Dane just misses out on first win for Rabobank
Plagued by injury since he made the switch from Saxo Bank to Rabobank in the off-season, Matti Breschel came close to his first win in almost twelve months on the opening stage of the Tour of Denmark.
The Dane has not tasted victory since stage three of the same race in 2010, and in spite of a lead-out from teammate Oscar Freire, he was edged out by Sacha Modolo (Colnago-CSF Inox) in the uphill sprint in Esbjerg on Wednesday.
“I would have liked to have won today,” Breschel told feltet.dk. “I lost the sprint, and it’s my own fault. I made a small mistake in the end, which was costly.”
In spite of his disappointment, Breschel was keen to pay tribute to the support he received from his Rabobank squad.
“I had all the help I needed from the team, who rode all day, with Oscar Freire leading out the sprint for me,” he said. “So naturally, I am a little sad that I couldn’t get my first win for the team.”
While Breschel will be smarting to have missed out on the first yellow jersey of his home tour, he gained ground on some of the other contenders for overall victory in the finale. Chief among them was triple champion Jakob Fuglsang (Leopard Trek). With a crosswind splitting the peloton in the final 40km, he suffered a puncture at the most inopportune moment and came home 1:34 behind.

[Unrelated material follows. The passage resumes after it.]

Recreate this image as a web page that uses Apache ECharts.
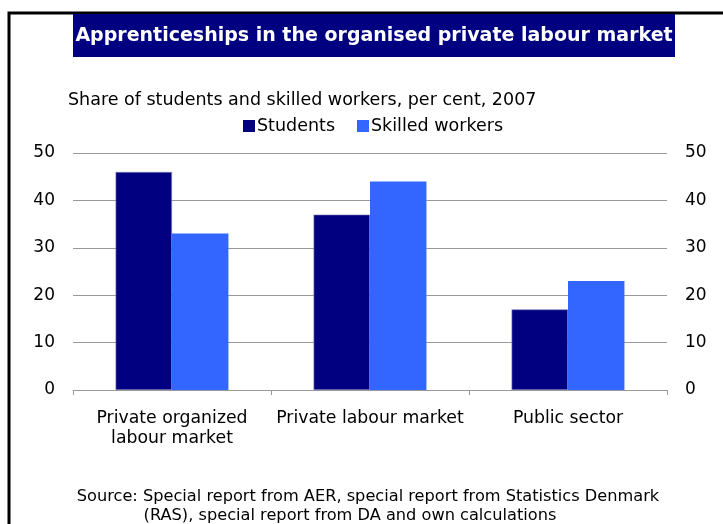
<!DOCTYPE html>
<html>
<head>
<meta charset="utf-8">
<script src="https://cdn.jsdelivr.net/npm/echarts@6/dist/echarts.min.js"></script>
<style>
  html, body { margin: 0; padding: 0; background: #fff; }
  #chart { width: 723px; height: 524px; }
</style>
</head>
<body>
<div id="chart"></div>
<script>
// Categories and series values (per cent, 2007)
const categories = ['Private organized\nlabour market', 'Private labour market', 'Public sector'];
const students = [46, 37, 17];
const skilledWorkers = [33, 44, 23];
const seriesNames = ['Students', 'Skilled workers'];
const axisMin = 0, axisMax = 50, axisStep = 10;

const FONT = 'DejaVu Sans';
const chart = echarts.init(document.getElementById('chart'), null, { renderer: 'canvas' });

const valueAxisBase = {
  type: 'value',
  min: axisMin, max: axisMax, interval: axisStep,
  axisLine: { show: false },
  axisTick: { show: false },
  axisLabel: { color: '#000', fontFamily: FONT, fontSize: 17, margin: 18 },
};

chart.setOption({
  animation: false,
  backgroundColor: '#fff',
  textStyle: { fontFamily: FONT },
  graphic: [
    // outer frame
    { type: 'rect', shape: { x: 9, y: 13, width: 760, height: 560 },
      style: { fill: 'none', stroke: '#000', lineWidth: 3 } },
    // title banner
    { type: 'rect', shape: { x: 73, y: 14, width: 602, height: 43 },
      style: { fill: '#000080' } },
    { type: 'text', x: 374, y: 36,
      style: { text: 'Apprenticeships in the organised private labour market',
        fill: '#fff', font: 'bold 19px "DejaVu Sans"', align: 'center', verticalAlign: 'middle' } },
    { type: 'text', x: 68, y: 100,
      style: { text: 'Share of students and skilled workers, per cent, 2007',
        fill: '#000', font: '17.5px "DejaVu Sans"', align: 'left', verticalAlign: 'middle' } },
    // source note
    { type: 'text', x: 368, y: 497,
      style: { text: 'Source: Special report from AER, special report from Statistics Denmark',
        fill: '#000', font: '16.2px "DejaVu Sans"', align: 'center', verticalAlign: 'middle' } },
    { type: 'text', x: 350, y: 516,
      style: { text: '(RAS), special report from DA and own calculations',
        fill: '#000', font: '16.2px "DejaVu Sans"', align: 'center', verticalAlign: 'middle' } }
  ],
  legend: {
    data: seriesNames,
    top: 112, left: 238,
    itemWidth: 12, itemHeight: 12, itemGap: 22,
    icon: 'rect',
    itemStyle: { borderWidth: 0 },
    textStyle: { color: '#000', fontFamily: FONT, fontSize: 17.5, padding: [0, 0, 0, -3] }
  },
  grid: { left: 73, right: 56, top: 153, bottom: 134, containLabel: false },
  xAxis: {
    type: 'category',
    data: categories,
    axisLine: { lineStyle: { color: '#999', width: 1 } },
    axisTick: { show: true, interval: 0, alignWithLabel: false, length: 5, lineStyle: { color: '#999' } },
    axisLabel: { interval: 0, color: '#000', fontFamily: FONT, fontSize: 17.3, margin: 19, lineHeight: 20 }
  },
  yAxis: [
    Object.assign({}, valueAxisBase, {
      position: 'left',
      splitLine: { show: true, lineStyle: { color: '#999', width: 1 } }
    }),
    Object.assign({}, valueAxisBase, {
      position: 'right',
      splitLine: { show: false }
    })
  ],
  series: [
    { name: seriesNames[0], type: 'bar', data: students, yAxisIndex: 0,
      barWidth: '28.5%', barGap: '0%',
      itemStyle: { color: '#000080', borderColor: '#8a8ac0', borderWidth: 0.6 } },
    { name: seriesNames[1], type: 'bar', data: skilledWorkers, yAxisIndex: 0,
      barWidth: '28.5%', barGap: '0%',
      itemStyle: { color: '#3366ff' } }
  ]
});
</script>
</body>
</html>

“This is certainly a good start,” Breschel admitted, but warned that those early gains could just as easily be wiped out. “There is a still a long way to go and there may also be side winds on Thursday, and a hundred thousand things could happen. I think Jakob had a puncture, but that could happen to me or to anyone.”
Breschel explained that he had foreseen the dangerous crosswinds on the opening day and positioned himself accordingly thanks to some prior experience of racing along the western coast of the Jutland Peninsula.
“I knew the area from previous Danish championships and the Tour of Denmark,” Breschel said. “If you did a little bit of research, you would have known that there would be a crosswind after Ribe. Of course we talked about it, but we weren’t the ones who created the split.”